FINANCE: North East London Foundation Trust predicts its Financial Risk Rating score with Monitor will fall from four to three this year.
The annual plan review submitted to the regulator said: “The plan for 2012-13 gives an FRR of three down from four in 2011-12. Although the uncapped FRR would be a four (3.6 rounded up), with Monitor’s test, if an individual component of the FRR is a two then an FT cannot achieve an overall rating above three and is therefore capped.
“Due to the Earnings Before Interest, Tax, Depreciation and Amortisation falling below 5 per cent to 3.7 per cent in 12-13, NELFT are in this position.
“There are two issues with this: The trust pays rent to PCTs on community health services assets rather than pay capital charges.
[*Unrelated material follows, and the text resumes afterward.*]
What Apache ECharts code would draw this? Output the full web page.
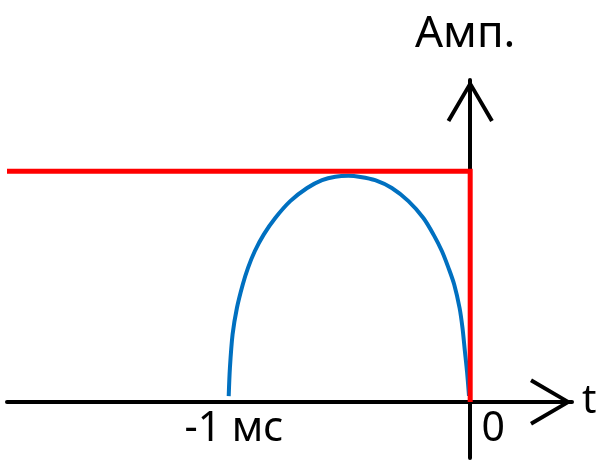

Although this has no effect on surplus, it does deflate EBITDA as operating leases are above the line in calculating EBITDA when capital charges are not.”
It added: “The acquisition of North East London Community Services and South West Essex Community Services during 2011-12 has led to lower overall surplus margins, mostly because NELCS‟ plan for 12-13 only reflects a 1 per cent surplus target due to the financial risks from that transaction.
“In order to achieve a sufficient EBITDA to keep an FRR of four, an extra £2m of Cost improvement programmes would be required above the plan, and, given the strong liquidity position of the trust such additional CIP is not considered appropriate.
“The planned surplus in 2012-13 is forecast at £5.5m, equivalent to the plan for 2011-12, albeit on a higher turnover (£309m compared to £235m pre-ONELCS). “The surplus assumes utilization of recurrent reserves of £5.9m.”